The 9/11 anniversary hype works also in favor of bin Laden, al-Qaeda
Central and like-minded groups in that they receive even more attention than
usual when they make public appeals. Last week’s bin Laden video tape was not
only over-covered before it was released and pitched as seemingly unending
“breaking news” after it became available for public consumption, it drew
immediate and direct comments from President Bush and other legitimate
government leaders and official spokespersons. The same is happening now with
the mere announcement of a new 9/11 anniversary tape.
Just as al-Qaeda’s leaders exploit 9/11 anniversaries to
rally supporters and potential recruits, our own leaders exploit the date and
the events marking it for their own political gains and in support of their
policies—especially as they figure into the so-called “war on terrorism.”

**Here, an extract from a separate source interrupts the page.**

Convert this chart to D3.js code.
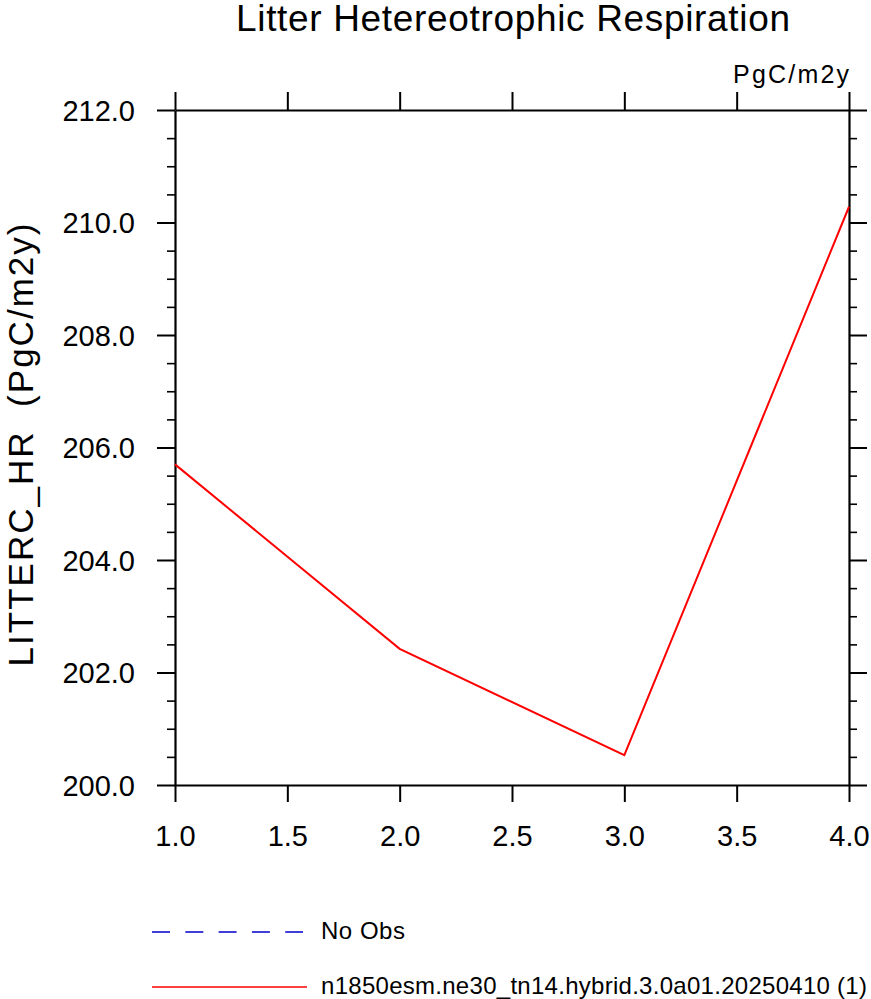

Reasons enough to ask how long these organized
commemorations should continue in the present form and size? How long should
TV-stations be pressured into airing the reading of the long list of 9/11
victims? How long should the periodic displays of public grief and the demands
of a small number of activist 9/11 families concerning the future of the Ground
Zero memorial and of this site in general overshadow the needs of ailing first
responders and their families as well as other community needs and interests?
These are uncomfortable questions—especially on the
eve of another 9/11 anniversary. But they need to be pondered and answered.